Black men and women of both colors were essentially told that they had to choose – Black men OR women. By focusing on the idea of a racial, sexual social hierarchy, Republicans and Democrats alike “depicted the enfranchisement of black men and of white women as oppositional.” Universal suffragists could have rejected that false binary and continued to fight together for truly universal suffrage. It might have been slower, but I think that strengthened solidarity would have made both causes much stronger and much more effective. As it was, Black men’s right to vote did not protect them from horrific violence at the hands of White supremacists throughout the country and women did not succeed in winning suffrage through the Fifteenth Amendment.

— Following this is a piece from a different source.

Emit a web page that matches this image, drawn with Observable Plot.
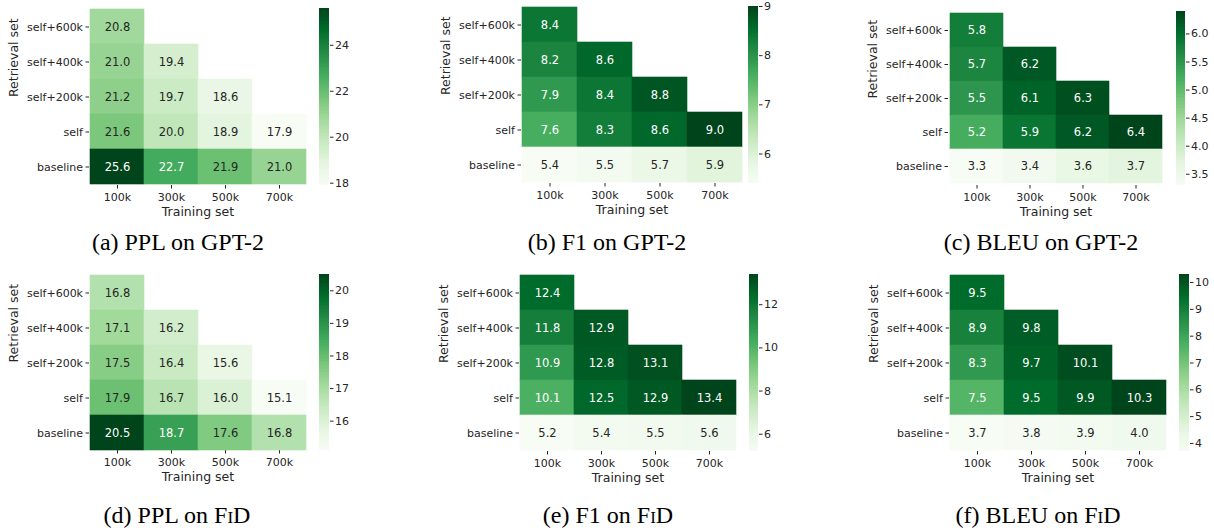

Anthony’s choice to fight sexism, particularly as suffered by White women, rather than to resist both racism against Black people and sexism against all women, was repeated by many White feminists throughout the Suffragist Movement. White suffragists did things like making Black women march in the back of a parade. They also ignored the causes taken up by Black women activists. Ida B. Wells had to go to England to find a White Quaker woman, Catherine Impey, who would listen to and support her protest against the prolific lynching, primarily of Black men, that was happening in the Southern United States.
By the 1890s, Black suffragists like Wells and Harper were forming their own organizations after being pushed out of their positions in the original, integrated organizations. White women continued to make accommodations for racist members, at the expense of their Black members, so in the last 20 years before the enactment of the Nineteenth amendment, there was very little interracial cooperation among suffragists.
That division had tragic consequences. Black women got the vote with White women – but – they were not protected from racist laws meant to suppress the votes of Black people. After the Nineteenth Amendment was ratified, most White women suffragists did not continue fighting to actually enable Black women to use their right to vote. Black women, fighting mostly alone, only won the necessary protections from racist laws that excluded them from their rightful franchise with the Voting Rights Act of 1965. For 45 years, the Black community continued to suffer horrific injustice as year after year, they were prevented from exercising their right to vote to make political changes. And the entire country suffered as we deprived ourselves of the full volume of Black voices and political contributions.
It is the shame of White suffragists that they chose to garner political power by abandoning Black suffragists, thus rendering themselves unable to hear the needs of the Black community – unable to fight for an amendment that would have been actually usable by Black women.
The racism of Susan B. Anthony is that she chose women over Black people – sexism over racism – a choice made possible only because she believed in a false dichotomy that resulted in the exclusion of those who suffered at the axis of both forms of oppression (namely Black women). She chose to do whatever she had to do to develop solidarity with people in power – instead of remaining in solidarity with oppressed people. She oppressed people in order to (try to) get what she wanted.